Montag, 22. Juli 2013

Auch wenn es am Ende nicht dazu kam, wollte die Stadt Rudolf Steuer nach dem Ende des Zweiten Weltkrieges auch materiell für seinen Einsatz zum Erhalt der Schloßbrücke danken

Vor wenigen Wochen hat die Bezirksvertretung 1 den Bürgerantrag von Jochen Hartmann abgelehnt, den Retter der alten Schloßbrücke, Rudolf Steuer, mit einer Plakette an ihrer 1960 errichteten Nachfolgerin zu ehren. Die Begründung, basierend auf einem Vortrag von Stadtarchivar Dr. Kai Rawe: Steuer sei ein reiner Befehlsempfänger gewesen. Von einer Bezirksvertreterin wurde Steuer gar ohne weitere Angaben als Nazi herabgewürdigt. Obwohl Steuer tatsächlich, was die Bezirksvertreterin nicht wissen konnte, Mitglied der NSDAP war, gibt es ernsthafte Zweifel an der abwertenden chen Darstellung Dokumente belegen nun, dass der ehemalige Unteroffizier unmittelbar nach dem Krieg in einem ganz anderen Licht gesehen wurde.
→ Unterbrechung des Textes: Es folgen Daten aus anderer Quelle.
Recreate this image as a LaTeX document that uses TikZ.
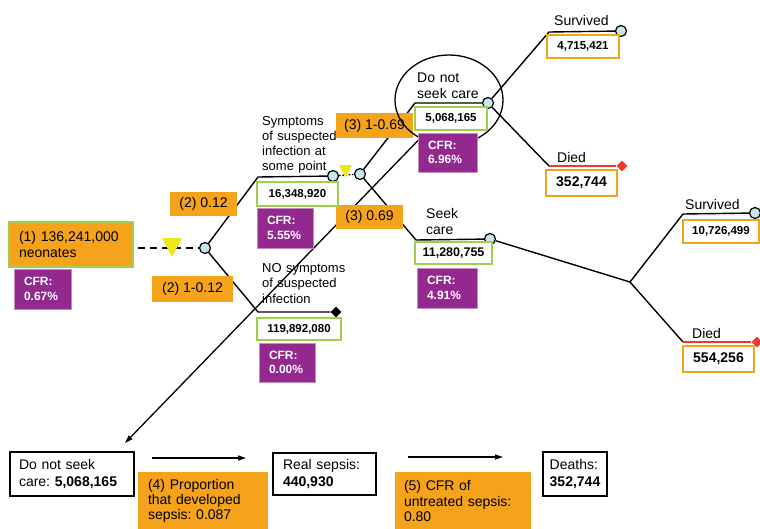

1947 wollte die Stadt Mülheim Steuer mit Zinszahlungen für ein Darlehn über 3000 Mark beim Wiederaufbau seines kriegszerstörten Hauses in Merzig helfen, um sich damit für seinen Einsatz zu bedanken, der verhinderte, dass die Schloßbrücke als letzte intakte Ruhrbrücke und mit ihr die dort installierte Versorgungsleitungen in den letzten Kriegswochen zwischen dem 27. März und dem 11. April 1945 gesprengt wurde. Das bestätigte der Enkel von Rudolf Steuer, Frank Kiefer, der NRZ. Er verweist in diesem Zusammenhang auf einen Briefwechsel zwischen seinem Großvater und der Stadt Mülheim im Jahre 1947.

Danach war die Stadt bereit, für Steuer 6,5 der insgesamt 8,5 Prozent Darlehnszinsen zu übernehmen. Das von der Sparkasse Mülheim gewährte Darlehn sollte als Grundschuld auf Steuers Elternhaus in Andernach eingetragen werden. Da sich die notwendige Unterschrift seiner Eltern aber verzögerte und der damals 44-jährige Bauingenieur Steuer im April 1947 als Technischer Leiter bei den Stadtwerken in Merzig angestellt wurde, hat er offensichtlich auf das von der Stadt Mülheim mitfinanzierte Darlehn am Ende verzichtet.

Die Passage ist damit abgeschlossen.